*Data provided*:
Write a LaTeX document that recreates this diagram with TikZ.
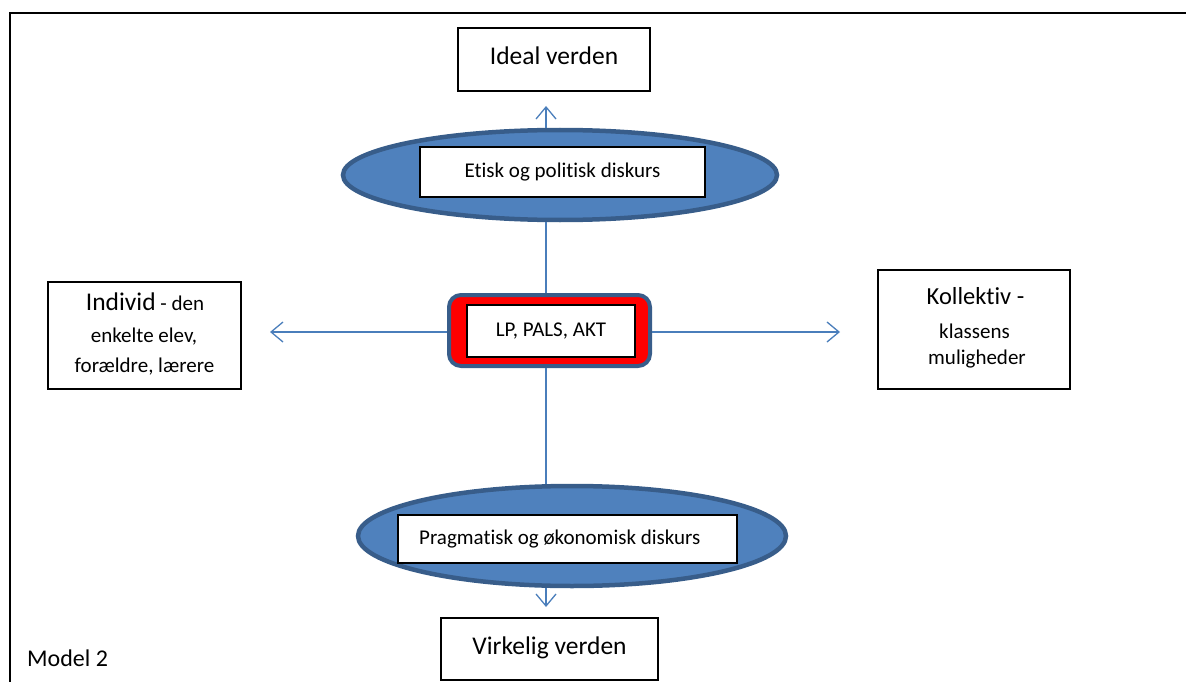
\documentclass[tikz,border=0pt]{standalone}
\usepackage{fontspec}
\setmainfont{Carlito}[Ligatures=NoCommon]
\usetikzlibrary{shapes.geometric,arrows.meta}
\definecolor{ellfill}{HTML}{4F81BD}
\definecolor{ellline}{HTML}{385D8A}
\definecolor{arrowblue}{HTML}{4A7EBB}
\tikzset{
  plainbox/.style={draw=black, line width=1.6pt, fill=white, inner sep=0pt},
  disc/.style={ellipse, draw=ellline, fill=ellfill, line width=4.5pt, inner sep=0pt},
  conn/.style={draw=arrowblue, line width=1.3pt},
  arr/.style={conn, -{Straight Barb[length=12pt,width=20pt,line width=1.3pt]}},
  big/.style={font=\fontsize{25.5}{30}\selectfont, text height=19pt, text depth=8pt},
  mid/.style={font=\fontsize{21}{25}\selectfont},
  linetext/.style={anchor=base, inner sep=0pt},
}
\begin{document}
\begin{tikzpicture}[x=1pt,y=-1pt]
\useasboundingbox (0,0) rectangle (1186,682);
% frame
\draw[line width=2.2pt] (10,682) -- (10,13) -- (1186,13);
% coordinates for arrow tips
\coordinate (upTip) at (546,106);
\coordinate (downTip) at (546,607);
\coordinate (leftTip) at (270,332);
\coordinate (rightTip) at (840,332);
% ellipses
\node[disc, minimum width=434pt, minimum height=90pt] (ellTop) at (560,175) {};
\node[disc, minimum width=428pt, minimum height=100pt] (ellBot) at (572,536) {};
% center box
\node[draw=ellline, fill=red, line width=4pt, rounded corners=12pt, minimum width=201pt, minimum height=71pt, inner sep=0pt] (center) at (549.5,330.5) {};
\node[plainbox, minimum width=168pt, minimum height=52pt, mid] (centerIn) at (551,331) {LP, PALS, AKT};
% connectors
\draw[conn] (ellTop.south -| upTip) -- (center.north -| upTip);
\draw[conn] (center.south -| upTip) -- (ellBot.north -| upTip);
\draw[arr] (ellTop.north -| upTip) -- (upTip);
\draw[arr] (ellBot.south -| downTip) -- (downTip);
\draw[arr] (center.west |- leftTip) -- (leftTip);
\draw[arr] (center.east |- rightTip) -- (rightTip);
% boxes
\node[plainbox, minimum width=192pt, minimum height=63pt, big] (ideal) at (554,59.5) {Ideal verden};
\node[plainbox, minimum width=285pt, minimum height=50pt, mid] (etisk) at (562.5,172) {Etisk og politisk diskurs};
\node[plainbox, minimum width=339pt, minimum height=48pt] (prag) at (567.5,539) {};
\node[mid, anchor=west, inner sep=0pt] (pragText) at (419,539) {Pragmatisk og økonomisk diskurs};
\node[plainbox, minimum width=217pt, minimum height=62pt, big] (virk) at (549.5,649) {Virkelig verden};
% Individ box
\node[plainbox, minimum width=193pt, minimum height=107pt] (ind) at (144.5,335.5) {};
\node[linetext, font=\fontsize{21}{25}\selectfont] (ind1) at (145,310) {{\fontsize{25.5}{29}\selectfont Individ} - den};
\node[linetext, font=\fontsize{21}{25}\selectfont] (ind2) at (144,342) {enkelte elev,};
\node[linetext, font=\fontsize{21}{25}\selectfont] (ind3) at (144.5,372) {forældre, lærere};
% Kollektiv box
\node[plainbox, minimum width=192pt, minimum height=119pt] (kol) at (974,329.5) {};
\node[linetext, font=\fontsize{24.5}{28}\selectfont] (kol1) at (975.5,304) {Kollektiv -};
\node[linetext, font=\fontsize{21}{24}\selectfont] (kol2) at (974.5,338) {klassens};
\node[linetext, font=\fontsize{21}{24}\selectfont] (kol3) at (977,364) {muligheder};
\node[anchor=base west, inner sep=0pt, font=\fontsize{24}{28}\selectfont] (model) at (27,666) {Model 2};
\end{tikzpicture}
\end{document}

---

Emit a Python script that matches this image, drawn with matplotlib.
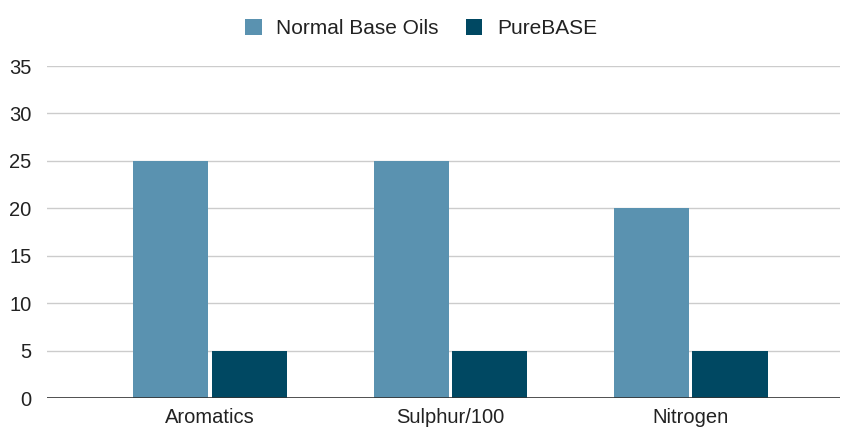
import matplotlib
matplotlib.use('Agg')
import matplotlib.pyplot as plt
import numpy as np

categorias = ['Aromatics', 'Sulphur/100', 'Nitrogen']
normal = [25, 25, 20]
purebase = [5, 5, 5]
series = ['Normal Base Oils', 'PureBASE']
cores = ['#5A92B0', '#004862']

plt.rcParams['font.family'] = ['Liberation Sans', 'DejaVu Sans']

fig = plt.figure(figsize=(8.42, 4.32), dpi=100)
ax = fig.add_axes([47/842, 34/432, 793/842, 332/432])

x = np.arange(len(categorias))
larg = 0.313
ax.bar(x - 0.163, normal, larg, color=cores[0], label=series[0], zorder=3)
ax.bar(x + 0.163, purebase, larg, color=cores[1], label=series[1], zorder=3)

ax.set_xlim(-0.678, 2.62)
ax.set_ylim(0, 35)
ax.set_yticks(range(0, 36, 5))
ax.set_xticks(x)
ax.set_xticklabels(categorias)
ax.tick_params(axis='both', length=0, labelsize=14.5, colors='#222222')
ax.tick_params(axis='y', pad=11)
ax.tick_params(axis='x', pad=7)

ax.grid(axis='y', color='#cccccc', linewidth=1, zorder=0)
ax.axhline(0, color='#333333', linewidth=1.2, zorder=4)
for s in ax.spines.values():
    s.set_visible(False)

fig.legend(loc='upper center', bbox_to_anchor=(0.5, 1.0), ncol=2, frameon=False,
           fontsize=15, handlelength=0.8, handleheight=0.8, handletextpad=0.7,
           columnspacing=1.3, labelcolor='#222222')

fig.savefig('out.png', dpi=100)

---

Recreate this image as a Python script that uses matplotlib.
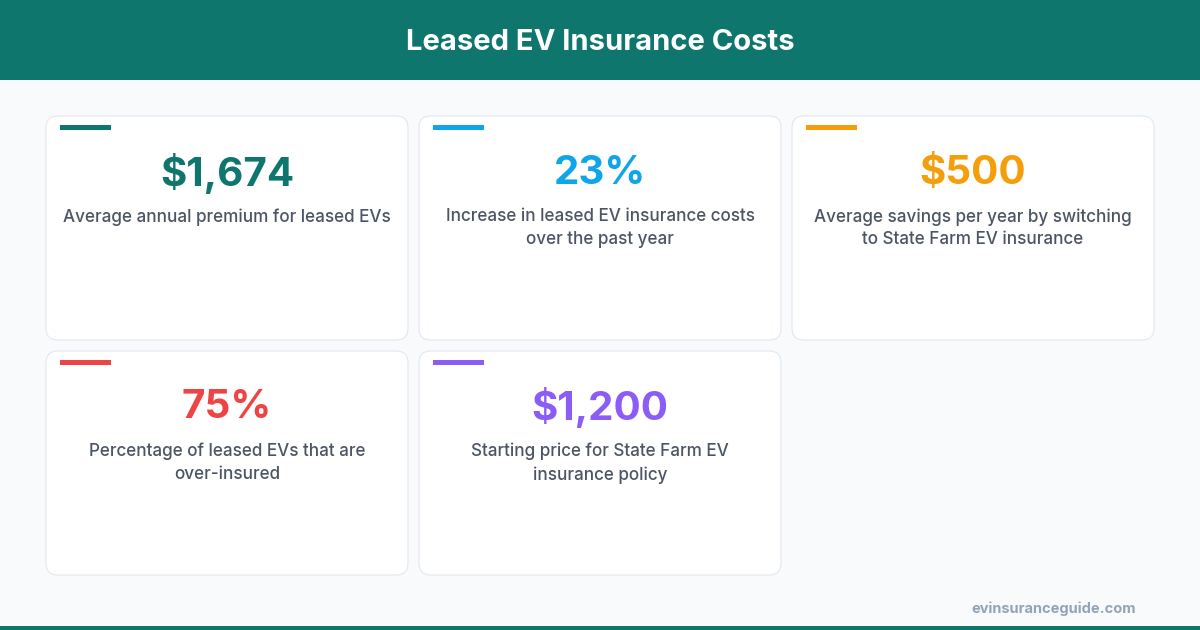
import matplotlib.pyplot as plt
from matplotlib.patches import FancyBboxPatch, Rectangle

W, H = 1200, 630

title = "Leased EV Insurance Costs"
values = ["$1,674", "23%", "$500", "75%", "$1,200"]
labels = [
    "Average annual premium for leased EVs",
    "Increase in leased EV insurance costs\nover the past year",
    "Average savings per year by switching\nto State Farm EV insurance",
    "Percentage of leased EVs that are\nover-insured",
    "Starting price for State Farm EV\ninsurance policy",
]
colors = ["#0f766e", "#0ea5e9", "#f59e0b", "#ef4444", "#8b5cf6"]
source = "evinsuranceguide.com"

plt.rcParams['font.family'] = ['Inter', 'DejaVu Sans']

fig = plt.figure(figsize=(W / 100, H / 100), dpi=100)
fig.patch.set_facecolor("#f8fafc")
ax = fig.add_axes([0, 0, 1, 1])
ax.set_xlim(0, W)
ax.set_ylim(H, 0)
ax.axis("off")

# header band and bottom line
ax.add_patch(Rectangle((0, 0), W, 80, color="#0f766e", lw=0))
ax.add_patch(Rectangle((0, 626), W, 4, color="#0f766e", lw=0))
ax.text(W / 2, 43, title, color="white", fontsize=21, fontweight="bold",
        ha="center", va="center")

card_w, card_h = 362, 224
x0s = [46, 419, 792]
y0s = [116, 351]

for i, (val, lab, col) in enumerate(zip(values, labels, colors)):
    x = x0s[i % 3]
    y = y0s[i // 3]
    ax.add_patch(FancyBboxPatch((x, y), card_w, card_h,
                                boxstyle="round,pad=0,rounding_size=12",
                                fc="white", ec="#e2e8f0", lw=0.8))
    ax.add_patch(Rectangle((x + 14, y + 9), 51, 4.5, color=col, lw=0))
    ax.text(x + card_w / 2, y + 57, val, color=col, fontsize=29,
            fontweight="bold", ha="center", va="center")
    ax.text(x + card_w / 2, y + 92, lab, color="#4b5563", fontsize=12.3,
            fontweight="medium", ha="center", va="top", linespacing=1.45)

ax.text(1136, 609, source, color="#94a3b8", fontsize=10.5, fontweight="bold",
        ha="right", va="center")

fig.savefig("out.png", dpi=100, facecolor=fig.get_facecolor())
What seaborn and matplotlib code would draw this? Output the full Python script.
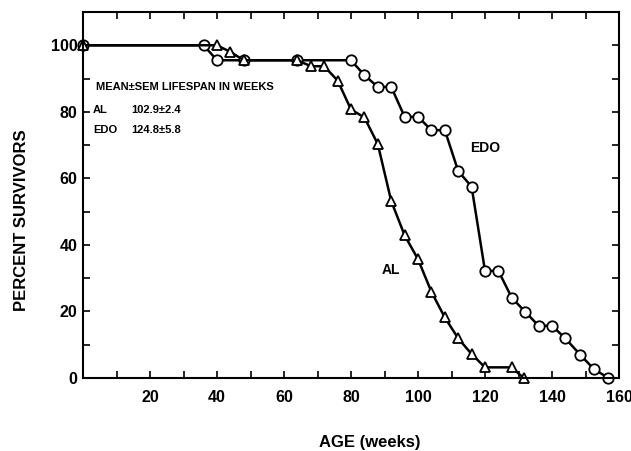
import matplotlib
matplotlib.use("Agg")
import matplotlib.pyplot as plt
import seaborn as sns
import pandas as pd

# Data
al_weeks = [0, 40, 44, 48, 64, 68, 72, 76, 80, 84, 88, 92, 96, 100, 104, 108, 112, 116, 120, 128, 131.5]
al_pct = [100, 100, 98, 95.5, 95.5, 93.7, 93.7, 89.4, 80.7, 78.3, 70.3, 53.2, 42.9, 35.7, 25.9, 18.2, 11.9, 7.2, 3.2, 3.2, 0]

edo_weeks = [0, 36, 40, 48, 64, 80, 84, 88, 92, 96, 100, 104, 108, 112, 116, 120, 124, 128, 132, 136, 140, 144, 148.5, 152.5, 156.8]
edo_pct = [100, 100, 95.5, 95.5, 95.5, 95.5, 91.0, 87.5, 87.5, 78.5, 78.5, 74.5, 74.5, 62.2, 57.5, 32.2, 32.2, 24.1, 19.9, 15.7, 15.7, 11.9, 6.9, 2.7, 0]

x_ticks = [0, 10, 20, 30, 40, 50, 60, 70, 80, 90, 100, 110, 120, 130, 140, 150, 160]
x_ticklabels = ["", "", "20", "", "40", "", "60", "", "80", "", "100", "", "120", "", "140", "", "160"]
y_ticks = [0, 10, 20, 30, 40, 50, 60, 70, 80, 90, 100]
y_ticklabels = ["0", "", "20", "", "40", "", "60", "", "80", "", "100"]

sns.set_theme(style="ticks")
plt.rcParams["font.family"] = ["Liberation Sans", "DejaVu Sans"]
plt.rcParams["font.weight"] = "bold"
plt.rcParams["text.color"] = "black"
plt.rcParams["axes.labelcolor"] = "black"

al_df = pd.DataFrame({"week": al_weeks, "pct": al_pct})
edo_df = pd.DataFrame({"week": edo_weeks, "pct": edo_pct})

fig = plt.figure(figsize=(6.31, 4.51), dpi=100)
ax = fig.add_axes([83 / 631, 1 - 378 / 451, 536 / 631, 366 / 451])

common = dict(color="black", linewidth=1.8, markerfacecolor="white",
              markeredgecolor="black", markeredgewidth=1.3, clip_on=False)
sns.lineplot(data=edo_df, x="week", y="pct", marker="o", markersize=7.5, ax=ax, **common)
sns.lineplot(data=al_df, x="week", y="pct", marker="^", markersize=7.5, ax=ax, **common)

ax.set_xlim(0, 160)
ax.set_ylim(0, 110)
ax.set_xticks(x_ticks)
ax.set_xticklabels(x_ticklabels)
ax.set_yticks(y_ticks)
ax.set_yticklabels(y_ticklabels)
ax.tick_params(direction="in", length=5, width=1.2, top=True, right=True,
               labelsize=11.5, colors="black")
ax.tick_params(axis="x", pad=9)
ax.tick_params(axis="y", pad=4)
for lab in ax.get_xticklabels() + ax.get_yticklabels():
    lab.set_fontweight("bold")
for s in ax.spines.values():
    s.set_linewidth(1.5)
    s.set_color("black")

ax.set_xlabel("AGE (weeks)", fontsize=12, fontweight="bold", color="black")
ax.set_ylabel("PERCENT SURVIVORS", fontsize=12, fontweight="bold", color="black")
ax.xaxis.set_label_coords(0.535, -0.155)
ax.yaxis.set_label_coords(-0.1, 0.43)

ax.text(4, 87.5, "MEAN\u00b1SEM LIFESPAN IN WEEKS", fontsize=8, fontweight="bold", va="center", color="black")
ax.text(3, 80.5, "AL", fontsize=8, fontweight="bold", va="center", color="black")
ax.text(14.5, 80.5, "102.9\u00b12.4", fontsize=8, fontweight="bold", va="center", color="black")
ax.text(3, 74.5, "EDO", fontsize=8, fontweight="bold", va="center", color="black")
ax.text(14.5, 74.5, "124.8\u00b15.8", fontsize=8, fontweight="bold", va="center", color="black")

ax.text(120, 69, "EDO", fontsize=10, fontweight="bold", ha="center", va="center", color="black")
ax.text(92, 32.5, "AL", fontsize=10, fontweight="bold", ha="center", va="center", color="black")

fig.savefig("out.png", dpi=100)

*Given request*:
Leave out the pictures and give again exactly the lines from the one with "What seaborn and" through the one with "import pandas as pd", and no others.

*Written response*:
What seaborn and matplotlib code would draw this? Output the full Python script.
import matplotlib
matplotlib.use("Agg")
import matplotlib.pyplot as plt
import seaborn as sns
import pandas as pd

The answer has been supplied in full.